This excerpt is taken from Thomas Gareth's article "Urban Music on a High in Europe" in the July 21, 2001 issue of Music & Media.
In Italy the general feeling about hip hop tends to be one of doom and gloom. The genre may have enjoyed a boom in the past but, talking to record executives, those days appear long gone. Alessandro Massara, general manager of V2 Records, goes so far as to describe the situation as "disheartening. Our personal experience has been pretty negative. Last year we ended our licensing agreement with Aria Cronica, the label owned by the duo Sottotono, as sales were so disappointing, and we recently decided not to continue our relationship with the group Atipici, for much the same reason. The situation regarding the market in general also looks pretty bleak."

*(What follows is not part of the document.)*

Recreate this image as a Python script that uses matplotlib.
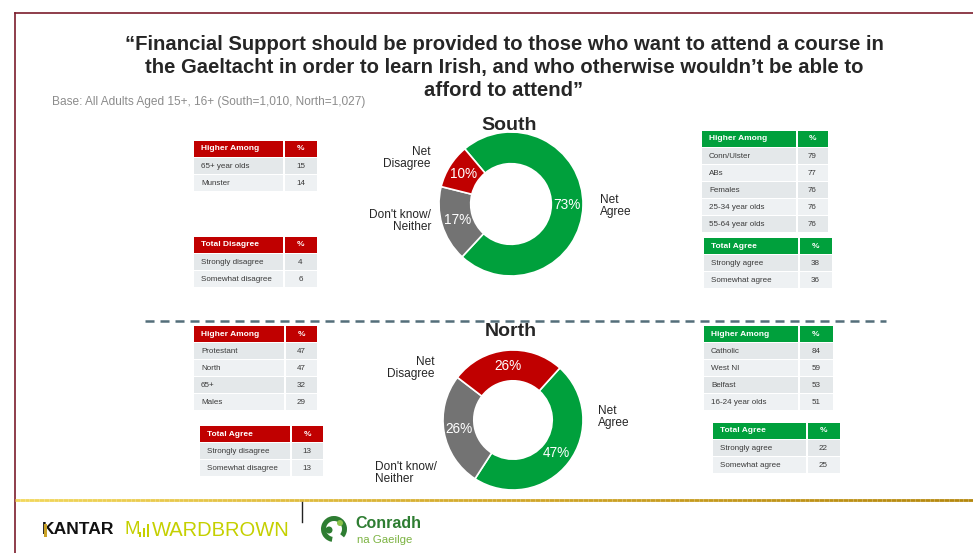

Luca De Gennaro, head of talent and music at MTV, agrees: "There's a creative crisis. Acts which were producing great stuff in the past are either doing nothing or else have switched genres, if not professions. Take Neffa, who was part of the vibrant Bologna scene some years back. He's currently got a single in the charts, "La Mia Signorina" (My Little Lady)--it's a great song and a great video, but it has nothing to with hip hop or rap, being a more gentle form of R&B, while the one decent Italian hip hop magazine, "Aelle," has gone out of business. Actually it's coming back as a multi-genre publication, "Groove," which kind of says it all."
Gigio D'Ambrosio, head of programming at the CHR station Radio 101, is no more encouraging: "Hip hop did have a period of splendour when acts like Articolo 31 first burst onto the scene, but Italy has seen a mutation towards what I call "Hip pop," bands like Gemelli Diversi with an altogether softer sound. Given the cultural divide Italy isn't exactly crawling with ghettoes that's pretty inevitable." Stefano Senardi, head of the indie label NuN Entertainment, sees it as "a process of evolution. Hip hop is becoming contaminated with other types of music, as happened with rap."
And yet the majors seem to be sticking with hip hop acts. Sottotono, who haven't managed to repeat the 200,000 sales of their 1996 album Sotto l'Effetto Stono (WEA), appeared at this year's Sanremo Festival where, in true bad boy style, they assaulted an interviewer who raised doubts about the originality of their music. And, talking of bad boys, Eminem's last album sold 200,000 copies in Italy for Universal, the label whose roster includes Jovanotti, the man who virtually introduced the rap/hip hop style to the country. Universal Italy's President, Piero La Falce, observes that "Nowadays Italian youngsters tend to be more interested in American acts, rather than local repertoire. Italy doesn't really have a hardcore tradition. I don't think there really was a hip hop boom in this country, so much as a period of fortunate popularity."